---------- Materials provided
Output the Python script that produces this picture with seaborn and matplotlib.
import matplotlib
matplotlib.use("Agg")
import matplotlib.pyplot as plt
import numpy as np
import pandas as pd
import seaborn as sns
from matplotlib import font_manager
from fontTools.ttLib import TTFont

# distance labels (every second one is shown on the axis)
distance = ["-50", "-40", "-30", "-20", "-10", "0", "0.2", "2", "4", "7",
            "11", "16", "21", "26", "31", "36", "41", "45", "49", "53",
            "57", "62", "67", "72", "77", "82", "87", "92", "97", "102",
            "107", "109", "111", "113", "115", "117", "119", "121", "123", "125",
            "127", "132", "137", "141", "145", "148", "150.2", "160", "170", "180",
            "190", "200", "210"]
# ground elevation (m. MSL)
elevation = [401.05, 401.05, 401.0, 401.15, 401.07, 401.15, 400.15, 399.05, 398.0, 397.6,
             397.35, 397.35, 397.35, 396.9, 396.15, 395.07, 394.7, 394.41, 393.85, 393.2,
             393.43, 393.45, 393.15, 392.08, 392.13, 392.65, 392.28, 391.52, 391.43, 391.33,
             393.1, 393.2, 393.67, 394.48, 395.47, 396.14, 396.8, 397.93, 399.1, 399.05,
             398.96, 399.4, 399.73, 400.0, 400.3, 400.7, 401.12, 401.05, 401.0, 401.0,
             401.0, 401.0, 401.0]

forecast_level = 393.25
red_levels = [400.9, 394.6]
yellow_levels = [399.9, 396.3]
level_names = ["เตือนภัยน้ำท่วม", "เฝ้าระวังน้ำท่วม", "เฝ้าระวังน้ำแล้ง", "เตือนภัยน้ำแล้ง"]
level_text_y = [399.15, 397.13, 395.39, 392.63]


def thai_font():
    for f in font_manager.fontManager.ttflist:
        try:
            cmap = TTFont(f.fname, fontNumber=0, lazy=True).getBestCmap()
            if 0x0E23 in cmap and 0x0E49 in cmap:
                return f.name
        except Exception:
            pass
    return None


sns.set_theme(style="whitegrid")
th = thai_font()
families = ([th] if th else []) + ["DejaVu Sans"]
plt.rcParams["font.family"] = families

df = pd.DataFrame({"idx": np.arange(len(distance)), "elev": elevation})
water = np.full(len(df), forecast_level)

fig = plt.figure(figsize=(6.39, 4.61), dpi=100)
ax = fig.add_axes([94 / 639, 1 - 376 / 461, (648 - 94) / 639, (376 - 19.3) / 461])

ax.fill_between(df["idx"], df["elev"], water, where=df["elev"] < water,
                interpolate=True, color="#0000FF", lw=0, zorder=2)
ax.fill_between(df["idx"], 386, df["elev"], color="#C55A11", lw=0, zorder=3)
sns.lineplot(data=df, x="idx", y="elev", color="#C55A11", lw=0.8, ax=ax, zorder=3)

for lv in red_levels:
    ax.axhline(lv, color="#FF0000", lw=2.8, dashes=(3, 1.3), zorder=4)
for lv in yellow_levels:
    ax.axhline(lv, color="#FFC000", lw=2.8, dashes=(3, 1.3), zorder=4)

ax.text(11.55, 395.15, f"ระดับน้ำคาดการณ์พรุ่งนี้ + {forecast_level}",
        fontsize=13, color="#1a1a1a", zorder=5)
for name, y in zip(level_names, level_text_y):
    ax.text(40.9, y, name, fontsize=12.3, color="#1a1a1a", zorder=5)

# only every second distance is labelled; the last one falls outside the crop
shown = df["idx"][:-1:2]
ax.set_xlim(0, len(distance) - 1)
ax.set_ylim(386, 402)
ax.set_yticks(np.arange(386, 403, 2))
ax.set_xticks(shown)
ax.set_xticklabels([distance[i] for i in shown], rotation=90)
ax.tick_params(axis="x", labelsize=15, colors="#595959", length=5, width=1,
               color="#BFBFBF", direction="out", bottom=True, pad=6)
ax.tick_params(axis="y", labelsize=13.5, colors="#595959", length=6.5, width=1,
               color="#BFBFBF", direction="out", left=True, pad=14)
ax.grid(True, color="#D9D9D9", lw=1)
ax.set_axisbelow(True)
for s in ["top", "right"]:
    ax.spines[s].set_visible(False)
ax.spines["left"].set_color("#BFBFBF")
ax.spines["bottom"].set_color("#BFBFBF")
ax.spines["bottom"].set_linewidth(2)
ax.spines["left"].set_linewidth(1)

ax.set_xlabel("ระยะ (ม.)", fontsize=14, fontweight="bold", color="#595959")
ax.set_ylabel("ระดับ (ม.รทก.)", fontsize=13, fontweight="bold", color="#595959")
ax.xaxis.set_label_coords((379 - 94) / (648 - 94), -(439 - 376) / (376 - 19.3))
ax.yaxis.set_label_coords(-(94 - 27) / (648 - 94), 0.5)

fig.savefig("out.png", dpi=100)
--------------------
---------- Materials provided
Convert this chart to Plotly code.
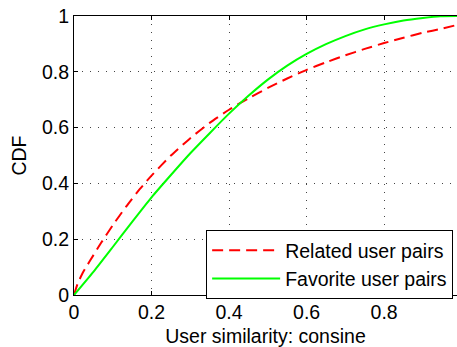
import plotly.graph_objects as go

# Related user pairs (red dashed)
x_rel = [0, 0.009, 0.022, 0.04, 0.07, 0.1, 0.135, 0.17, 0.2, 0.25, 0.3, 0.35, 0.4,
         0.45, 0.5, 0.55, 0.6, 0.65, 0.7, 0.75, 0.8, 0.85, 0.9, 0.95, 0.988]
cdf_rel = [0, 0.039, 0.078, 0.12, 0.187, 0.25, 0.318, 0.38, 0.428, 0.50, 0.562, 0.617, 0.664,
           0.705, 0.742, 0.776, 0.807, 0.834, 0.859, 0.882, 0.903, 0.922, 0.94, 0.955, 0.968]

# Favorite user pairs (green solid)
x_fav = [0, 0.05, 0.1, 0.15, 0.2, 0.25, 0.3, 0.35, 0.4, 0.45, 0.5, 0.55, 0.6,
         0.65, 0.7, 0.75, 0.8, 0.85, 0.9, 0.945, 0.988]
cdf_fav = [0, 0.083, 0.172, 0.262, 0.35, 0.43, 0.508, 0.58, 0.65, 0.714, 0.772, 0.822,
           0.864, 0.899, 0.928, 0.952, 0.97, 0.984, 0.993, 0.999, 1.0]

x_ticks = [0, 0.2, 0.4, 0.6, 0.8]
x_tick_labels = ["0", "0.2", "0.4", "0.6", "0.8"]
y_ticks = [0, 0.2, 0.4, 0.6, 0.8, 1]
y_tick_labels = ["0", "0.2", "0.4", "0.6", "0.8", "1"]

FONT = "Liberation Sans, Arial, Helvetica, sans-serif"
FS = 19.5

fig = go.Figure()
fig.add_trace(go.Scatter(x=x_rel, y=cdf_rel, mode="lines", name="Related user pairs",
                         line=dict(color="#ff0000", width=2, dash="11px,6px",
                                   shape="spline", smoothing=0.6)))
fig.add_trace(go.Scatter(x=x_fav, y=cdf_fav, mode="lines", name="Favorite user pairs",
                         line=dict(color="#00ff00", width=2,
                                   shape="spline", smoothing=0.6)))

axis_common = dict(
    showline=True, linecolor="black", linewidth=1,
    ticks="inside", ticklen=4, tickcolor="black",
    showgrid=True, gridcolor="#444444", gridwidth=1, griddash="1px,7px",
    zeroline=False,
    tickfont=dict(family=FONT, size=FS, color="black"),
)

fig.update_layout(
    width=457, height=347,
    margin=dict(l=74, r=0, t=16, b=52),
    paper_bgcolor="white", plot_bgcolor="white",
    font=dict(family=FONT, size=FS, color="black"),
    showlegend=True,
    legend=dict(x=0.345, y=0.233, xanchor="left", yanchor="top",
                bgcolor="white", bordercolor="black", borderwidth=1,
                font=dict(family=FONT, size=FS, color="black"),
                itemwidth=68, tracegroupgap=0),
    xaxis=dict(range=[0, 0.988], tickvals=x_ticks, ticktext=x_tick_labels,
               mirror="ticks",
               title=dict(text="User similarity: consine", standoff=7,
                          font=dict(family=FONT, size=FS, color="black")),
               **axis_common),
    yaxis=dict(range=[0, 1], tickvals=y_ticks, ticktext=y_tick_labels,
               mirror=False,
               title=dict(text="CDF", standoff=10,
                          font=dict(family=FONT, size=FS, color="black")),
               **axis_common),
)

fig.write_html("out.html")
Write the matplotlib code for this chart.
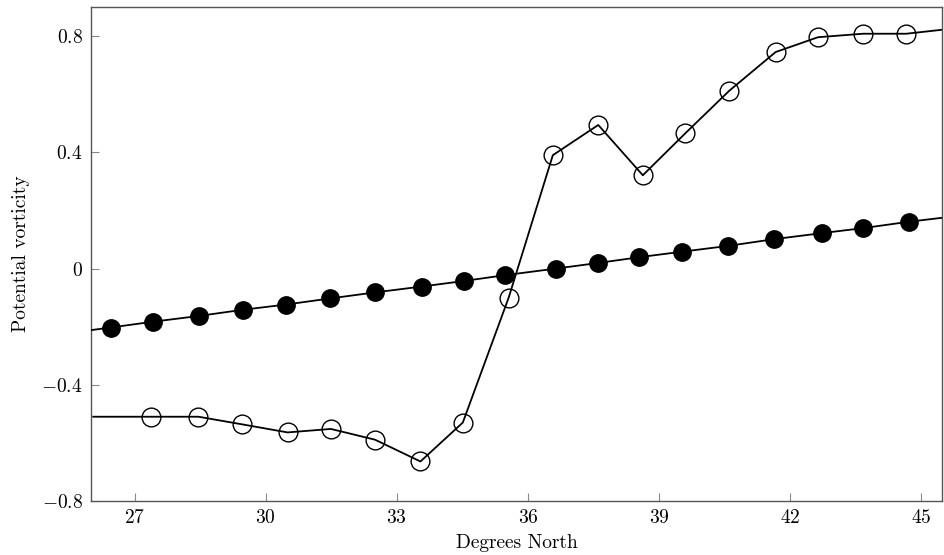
--------------------
Exercise => Extract the run of lines that opens with the line containing "Output the Python" and closes with the line containing "from fontTools.ttLib import TTFont"; reproduce it exactly and add nothing.

Completed task =>
Output the Python script that produces this picture with seaborn and matplotlib.
import matplotlib
matplotlib.use("Agg")
import matplotlib.pyplot as plt
import numpy as np
import pandas as pd
import seaborn as sns
from matplotlib import font_manager
from fontTools.ttLib import TTFont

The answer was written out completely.